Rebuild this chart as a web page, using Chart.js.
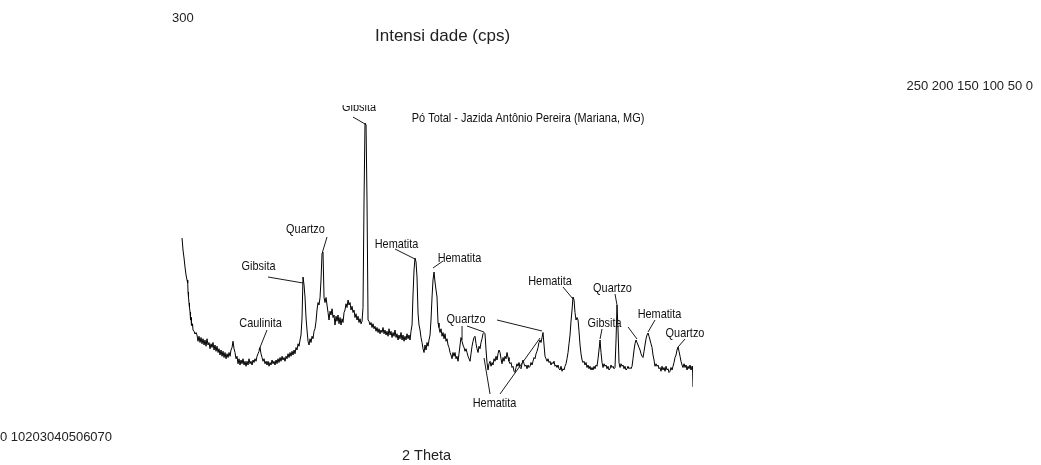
<!DOCTYPE html>
<html>
<head>
<meta charset="utf-8">
<script src="https://cdn.jsdelivr.net/npm/chart.js@4/dist/chart.umd.min.js"></script>
<style>
  html, body { margin: 0; padding: 0; background: #fff; }
  #wrap { position: relative; width: 1041px; height: 465px; }
</style>
</head>
<body>
<div id="wrap"><canvas id="c" width="1041" height="465"></canvas></div>
<script>
// ---- Data (2θ in degrees, intensity in cps) ----
const twoTheta = [
  6.13,6.25,6.38,6.5,6.63,6.75,6.84,6.88,6.94,7.0,
  7.06,7.13,7.19,7.25,7.31,7.38,7.44,7.5,7.63,7.75,
  7.88,8.0,8.13,8.25,8.38,8.5,8.63,8.75,8.88,9.0,
  9.13,9.25,9.38,9.5,9.63,9.75,9.88,10.0,10.13,10.25,
  10.38,10.5,10.63,10.75,10.88,11.0,11.13,11.25,11.38,11.5,
  11.63,11.75,11.88,12.0,12.13,12.25,12.38,12.5,12.63,12.75,
  12.88,13.0,13.13,13.25,13.38,13.5,13.63,13.75,13.88,14.0,
  14.13,14.25,14.38,14.5,14.63,14.75,14.88,15.0,15.13,15.25,
  15.38,15.5,15.63,15.75,15.88,16.0,16.13,16.25,16.38,16.5,
  16.63,16.75,16.88,17.0,17.13,17.25,17.38,17.5,17.63,17.75,
  17.88,18.0,18.13,18.25,18.38,18.5,18.63,18.75,18.88,19.0,
  19.13,19.25,19.38,19.5,19.63,19.75,19.88,20.0,20.13,20.25,
  20.38,20.5,20.63,20.75,20.88,21.0,21.13,21.25,21.38,21.5,
  21.63,21.75,21.88,22.0,22.13,22.25,22.38,22.5,22.63,22.75,
  22.88,23.0,23.13,23.25,23.38,23.5,23.63,23.75,23.88,24.0,
  24.13,24.25,24.38,24.5,24.63,24.75,24.88,25.0,25.13,25.25,
  25.38,25.5,25.63,25.75,25.88,26.0,26.13,26.25,26.38,26.5,
  26.63,26.75,26.88,27.0,27.13,27.25,27.38,27.5,27.63,27.75,
  27.88,28.0,28.13,28.25,28.38,28.5,28.63,28.75,28.88,29.0,
  29.13,29.25,29.38,29.5,29.63,29.75,29.88,30.0,30.13,30.25,
  30.38,30.5,30.63,30.75,30.88,31.0,31.13,31.25,31.38,31.5,
  31.63,31.75,31.88,32.0,32.13,32.25,32.38,32.5,32.63,32.75,
  32.88,33.0,33.13,33.25,33.38,33.5,33.63,33.75,33.88,34.0,
  34.13,34.25,34.38,34.5,34.63,34.75,34.88,35.0,35.13,35.25,
  35.38,35.5,35.63,35.75,35.88,36.0,36.13,36.25,36.38,36.5,
  36.63,36.75,36.88,37.0,37.13,37.25,37.38,37.5,37.63,37.75,
  37.88,38.0,38.13,38.25,38.38,38.5,38.63,38.75,38.88,39.0,
  39.13,39.25,39.38,39.5,39.63,39.75,39.88,40.0,40.13,40.25,
  40.38,40.5,40.63,40.75,40.88,41.0,41.13,41.25,41.38,41.5,
  41.63,41.75,41.88,42.0,42.13,42.25,42.38,42.5,42.63,42.75,
  42.88,43.0,43.13,43.25,43.38,43.5,43.63,43.75,43.88,44.0,
  44.13,44.25,44.38,44.5,44.63,44.75,44.88,45.0,45.13,45.25,
  45.38,45.5,45.63,45.75,45.88,46.0,46.13,46.25,46.38,46.5,
  46.63,46.75,46.88,47.0,47.13,47.25,47.38,47.5,47.63,47.75,
  47.88,48.0,48.13,48.25,48.38,48.5,48.63,48.75,48.88,49.0,
  49.13,49.25,49.38,49.5,49.63,49.75,49.88,50.0,50.13,50.25,
  50.38,50.5,50.63,50.75,50.88,51.0,51.13,51.25,51.38,51.5,
  51.63,51.75,51.88,52.0,52.13,52.25,52.38,52.5,52.63,52.75,
  52.88,53.0,53.13,53.25,53.38,53.5,53.63,53.75,53.88,54.0,
  54.13,54.25,54.38,54.5,54.63,54.75,54.88,55.0,55.13,55.25,
  55.38,55.5,55.63,55.75,55.88,56.0,56.13,56.25,56.38,56.5,
  56.63,56.75,56.88,57.0,57.13,57.25,57.38,57.5,57.63,57.75,
  57.88,58.0,58.13,58.25,58.38,58.5,58.63,58.75,58.88,59.0,
  59.13,59.25,59.38,59.5,59.63,59.75,59.88,60.0,60.13,60.25,
  60.38,60.5,60.63,60.75,60.88,61.0,61.13,61.25,61.38,61.5,
  61.63,61.75,61.88,62.0,62.13,62.25,62.38,62.5,62.63,62.75,
  62.88,63.0,63.13,63.25,63.38,63.5,63.63,63.75,63.88,64.0,
  64.13,64.25,64.38,64.5,64.63,64.75,64.88,65.0,65.13,65.25,
  65.38,65.5,65.63,65.75,65.88,66.0,66.13,66.25,66.38,66.5,
  66.63,66.75,66.88,67.0,67.13,67.25,67.38,67.5,67.63,67.75,
  67.88,68.0,68.13,68.25,68.38,68.5,68.63,68.75,68.88,69.0,
  69.13,69.25,69.38,69.5,69.63,69.75,69.88,69.94,70.0
];
const intensity = [
  129.6,120,113.6,106.4,100,96,93.6,86.4,82,77.6,
  74,70.4,64,66,60,59.2,61,56,55,52.8,
  54,52,47,51,46,50,45,49,44,48,
  43,49,44,46,41,45,42,46,40,44,
  39,43,38,41,36,40,35,39,34,38,
  33,37,34,38,35,40,42,47,41,38,
  33,35,29,33,28,32,29,33,28,31,
  27,31,28,33,29,31,28,32,30,33,
  31,35,37,39,42,37,34,31,33,29,
  31,28,31,27,30,28,32,29,31,28,
  32,29,33,30,34,31,35,32,34,31,
  35,33,37,34,38,35,39,36,40,37,
  42,40,45,43,48,52,65.6,98.4,92,82.4,
  65.6,56,47,44,49,46,51,49,55,57,
  63,72,78,76,82,96,117.6,118.4,82,78,
  82,76,70,64,71,68,73,66,68,60,
  67,63,68,61,66,60,65,62,70,72,
  77,74,80,76,78,72,75,70,72,66,
  69,64,67,62,65,61,63,74,160,221.6,
  220,160,64,63,60,62,58,61,57,59,
  55,58,54,57,53,56,54,58,53,56,
  52,55,51,57,52,55,50,54,51,56,
  50,53,48,52,49,54,48,52,47,51,
  48,53,49,52,48,55,60,84,104,113.6,
  110.4,98.4,69.6,60,56,50,46,41,38,44,
  40,46,43,48,52,64,82.4,96,102.4,94.4,
  88,82.4,61.6,58,54,57,51,54,49,53,
  47,49,44,42,38,36,33,38,35,38,
  33,35,31,37,44,50,47,44,42,39,
  41,38,35,33,31,37,43,47,50,51,
  45,41,38,43,41,46,49,53,54,53,
  40,30,24,29,31,27,30,28,33,31,
  35,32,37,40,38,33,29,34,31,35,
  33,38,34,31,29,30,26,27,23,22,
  26,29,27,30,26,25,29,32,29,27,
  28,25,28,26,27,30,28,31,34,33,
  37,39,42,46,48,46,50,54,44,35,
  33,31,33,30,31,28,30,29,31,27,
  28,26,28,25,24,27,23,25,24,27,
  29,33,38,45,52,63,72,82.4,80,70,
  64,66,64,55,44,37,32,30,31,28,
  30,26,28,25,27,24,26,24,27,25,
  28,27,33,40,48,38,30,26,29,27,
  28,25,27,24,25,28,26,27,25,26,
  48,76,56,30,26,29,27,28,25,27,
  24,25,27,25,26,25,27,33,40,45,
  48,46,44,42,40,37,35,34,39,44,
  49,52,53.6,51,48,45,42,36,32,27,
  29,27,28,25,26,23,27,24,26,23,
  27,24,25,22,23,26,24,27,30,34,
  36,40,42.4,39,35,31,28,26,29,26,
  28,24,27,25,28,24,27,26,10.4
];

// Axis tick labels (printed as loose text in the reference)
const yTickLabels = ['300', '250', '200', '150', '100', '50', '0'];
const xTickLabels = ['0', '10', '20', '30', '40', '50', '60', '70'];
const yAxisTitle = 'Intensi dade (cps)';
const xAxisTitle = '2 Theta';
const chartTitle = 'Pó Total - Jazida Antônio Pereira (Mariana, MG)';

// Phase labels: text anchor (2θ, cps) and leader lines [2θ1, cps1, 2θ2, cps2]
const phaseNames = ['Gibsita', 'Quartzo', 'Gibsita', 'Hematita', 'Hematita', 'Caulinita', 'Quartzo',
                    'Hematita', 'Hematita', 'Quartzo', 'Gibsita', 'Hematita', 'Quartzo'];
const labelX = [28.25, 21.56, 15.69, 32.94, 40.81, 15.94, 41.63, 45.19, 52.13, 59.94, 58.94, 65.81, 69.0];
const labelY = [231.2, 133.6, 104, 121.6, 110.4, 58.4, 61.6, -5.6, 92, 86.4, 58.4, 65.6, 50.4];
const leaders = [
  [[27.5, 226.4, 29.0, 220.8]],
  [[24.25, 130.4, 23.69, 118.4]],
  [[16.88, 98.4, 21.25, 93.6]],
  [[32.75, 120.8, 35.25, 112.8]],
  [[38.75, 111.2, 37.5, 105.6]],
  [[16.75, 56, 15.75, 40]],
  [[41.13, 59.2, 41.13, 48], [41.75, 59.2, 43.88, 54.4], [45.5, 64, 51.13, 55.2]],
  [[43.88, 33.6, 44.63, 4.8], [45.88, 4.8, 50.88, 49.6]],
  [[53.75, 90.4, 55.0, 80.8]],
  [[60.25, 84.8, 60.5, 76]],
  [[58.63, 56.8, 58.38, 48.8]],
  [[65.25, 64, 64.38, 54.4], [61.88, 58.4, 63.0, 48.8]],
  [[69.0, 48.8, 68.13, 42.4]]
];
const titleX = 49.38, titleY = 222.4;

function drawNarrow(ctx, text, px, py, size, sx, align) {
  ctx.save();
  ctx.translate(px, py);
  ctx.scale(sx, 1);
  ctx.font = size + 'px "Liberation Sans", Arial, sans-serif';
  ctx.textAlign = align;
  ctx.textBaseline = 'alphabetic';
  ctx.fillStyle = '#111';
  ctx.fillText(text, 0, 0);
  ctx.restore();
}

const xrdLabels = {
  id: 'xrdLabels',
  afterDatasetsDraw(chart) {
    const { ctx, scales: { x, y } } = chart;
    ctx.save();
    ctx.beginPath();
    ctx.rect(0, 105, chart.width, 302);
    ctx.clip();
    ctx.strokeStyle = '#1a1a1a';
    ctx.lineWidth = 1;
    leaders.forEach(group => group.forEach(([a, b, c, d]) => {
      ctx.beginPath();
      ctx.moveTo(x.getPixelForValue(a), y.getPixelForValue(b));
      ctx.lineTo(x.getPixelForValue(c), y.getPixelForValue(d));
      ctx.stroke();
    }));
    phaseNames.forEach((t, i) => {
      drawNarrow(ctx, t, x.getPixelForValue(labelX[i]), y.getPixelForValue(labelY[i]), 13, 0.84, 'center');
    });
    drawNarrow(ctx, chartTitle, x.getPixelForValue(titleX), y.getPixelForValue(titleY), 13, 0.84, 'center');
    ctx.restore();
  },
  afterDraw(chart) {
    const ctx = chart.ctx;
    ctx.save();
    ctx.fillStyle = '#222';
    ctx.textBaseline = 'alphabetic';
    ctx.textAlign = 'left';
    ctx.font = '13px "Liberation Sans", Arial, sans-serif';
    ctx.fillText(yTickLabels[0], 172, 22);
    ctx.textAlign = 'right';
    ctx.fillText(yTickLabels.slice(1).join(' '), 1033, 90);
    ctx.textAlign = 'left';
    ctx.fillText(xTickLabels[0] + ' ' + xTickLabels.slice(1).join(''), 0, 441);
    ctx.font = '17px "Liberation Sans", Arial, sans-serif';
    ctx.fillText(yAxisTitle, 375, 41);
    ctx.font = '14.5px "Liberation Sans", Arial, sans-serif';
    ctx.fillText(xAxisTitle, 402, 460);
    ctx.restore();
  }
};

new Chart(document.getElementById('c'), {
  type: 'line',
  data: {
    datasets: [{
      data: twoTheta.map((t, i) => ({ x: t, y: intensity[i] })),
      borderColor: '#000',
      borderWidth: 1,
      pointRadius: 0,
      tension: 0,
      fill: false
    }]
  },
  options: {
    responsive: false,
    animation: false,
    layout: { padding: { left: 133, right: 348, top: 25, bottom: 65 } },
    scales: {
      x: { type: 'linear', min: 0, max: 70, display: false },
      y: { min: 0, max: 300, display: false }
    },
    plugins: { legend: { display: false }, tooltip: { enabled: false }, title: { display: false } }
  },
  plugins: [xrdLabels]
});
</script>
</body>
</html>
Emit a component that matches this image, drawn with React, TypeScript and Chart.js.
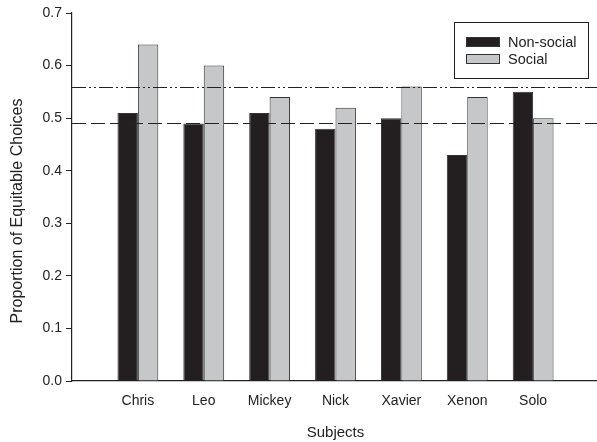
import React, { useEffect, useRef } from "react";
import { Chart, registerables } from "chart.js";

Chart.register(...registerables);

const categories = ["", "Chris", "Leo", "Mickey", "Nick", "Xavier", "Xenon", "Solo", ""];
const nonSocial = [null, 0.51, 0.49, 0.51, 0.48, 0.5, 0.43, 0.55, null];
const social = [null, 0.64, 0.6, 0.54, 0.52, 0.56, 0.54, 0.5, null];
const yTicks = [0, 0.1, 0.2, 0.3, 0.4, 0.5, 0.6, 0.7];
const dashedLevel = 0.49;
const dashDotLevel = 0.56;
const yTitle = "Proportion of Equitable Choices";

const FONT = "'Liberation Sans', Arial, Helvetica, sans-serif";

const refLinesPlugin = {
  id: "refLines",
  afterDatasetsDraw(chart: any) {
    const { ctx, chartArea, scales } = chart;
    const y = scales.y;
    ctx.save();
    ctx.strokeStyle = "#222";
    ctx.lineWidth = 1.2;
    const draw = (v: number, dash: number[]) => {
      const py = Math.round(y.getPixelForValue(v)) + 0.5;
      ctx.setLineDash(dash);
      ctx.beginPath();
      ctx.moveTo(chartArea.left, py);
      ctx.lineTo(chartArea.right, py);
      ctx.stroke();
    };
    draw(dashedLevel, [14, 5]);
    draw(dashDotLevel, [14, 3, 2, 3, 2, 3]);
    ctx.restore();
  },
};

const yTitlePlugin = {
  id: "yTitle",
  afterDraw(chart: any) {
    const { ctx } = chart;
    ctx.save();
    ctx.translate(17.5, 211);
    ctx.rotate(-Math.PI / 2);
    ctx.font = `16px ${FONT}`;
    ctx.fillStyle = "#222";
    ctx.textAlign = "center";
    ctx.textBaseline = "middle";
    ctx.fillText(yTitle, 0, 0);
    ctx.restore();
  },
};

const boxLegendPlugin = {
  id: "boxLegend",
  afterDraw(chart: any) {
    const { ctx, chartArea } = chart;
    const x0 = 454;
    const y0 = chartArea.top + 9;
    const w = 134;
    const h = 56;
    ctx.save();
    ctx.fillStyle = "#fff";
    ctx.fillRect(x0, y0, w, h);
    ctx.strokeStyle = "#222";
    ctx.lineWidth = 1;
    ctx.strokeRect(x0 + 0.5, y0 + 0.5, w, h);
    ctx.font = `14.5px ${FONT}`;
    ctx.textBaseline = "middle";
    chart.data.datasets.forEach((ds: any, i: number) => {
      const sy = y0 + 15 + i * 17;
      ctx.fillStyle = ds.backgroundColor;
      ctx.fillRect(x0 + 12, sy, 34, 10);
      ctx.strokeStyle = "#333";
      ctx.strokeRect(x0 + 12.5, sy + 0.5, 33, 9);
      ctx.fillStyle = "#222";
      ctx.fillText(ds.label, x0 + 54, sy + 5.5);
    });
    ctx.restore();
  },
};

export default function App() {
  const ref = useRef<HTMLCanvasElement | null>(null);
  useEffect(() => {
    if (!ref.current) return;
    const chart = new Chart(ref.current, {
      type: "bar",
      data: {
        labels: categories,
        datasets: [
          {
            label: "Non-social",
            data: nonSocial as any,
            backgroundColor: "#231f20",
            borderColor: "#333",
            borderWidth: 1,
            categoryPercentage: 0.62,
            barPercentage: 1.0,
          },
          {
            label: "Social",
            data: social as any,
            backgroundColor: "#c6c7c8",
            borderColor: "#333",
            borderWidth: 1,
            categoryPercentage: 0.62,
            barPercentage: 1.0,
          },
        ],
      },
      options: {
        animation: false,
        responsive: false,
        maintainAspectRatio: false,
        layout: { padding: { top: 13, right: 0, left: 0, bottom: 0 } },
        plugins: { legend: { display: false }, tooltip: { enabled: false } },
        scales: {
          x: {
            offset: false,
            grid: { display: true, drawOnChartArea: false, drawTicks: false },
            border: { display: true, color: "#222", width: 1.2 },
            ticks: {
              font: { family: FONT, size: 14 },
              color: "#222",
              padding: 12,
              maxRotation: 0,
              autoSkip: false,
            },
            title: {
              display: true,
              text: "Subjects",
              font: { family: FONT, size: 15 },
              color: "#222",
              padding: { top: 14, bottom: 0 },
            },
            afterFit(scale: any) {
              scale.height = 61;
            },
          },
          y: {
            min: 0,
            max: 0.7,
            afterBuildTicks(scale: any) {
              scale.ticks = yTicks.map((v) => ({ value: v }));
            },
            grid: { display: true, drawOnChartArea: false, drawTicks: true, tickLength: 6, color: "#222" },
            border: { display: true, color: "#222", width: 1.2 },
            ticks: {
              font: { family: FONT, size: 14 },
              color: "#222",
              padding: 4,
              callback: (v: any) => Number(v).toFixed(1),
            },
            afterFit(scale: any) {
              scale.width = 72;
            },
          },
        },
      },
      plugins: [refLinesPlugin, boxLegendPlugin, yTitlePlugin],
    });
    return () => chart.destroy();
  }, []);
  return (
    <div style={{ position: "absolute", left: 0, top: 0, width: 597, height: 442, overflow: "hidden", background: "#fff" }}>
      <canvas ref={ref} width={611} height={442} style={{ width: 611, height: 442, display: "block" }} />
    </div>
  );
}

..............................

> _WHAT YOU WILL DO_:
Return every line above that contains the word "this".

> _IN RESPONSE_:
Rebuild this chart as a web page, using Chart.js.
Emit a component that matches this image, drawn with React, TypeScript and Chart.js.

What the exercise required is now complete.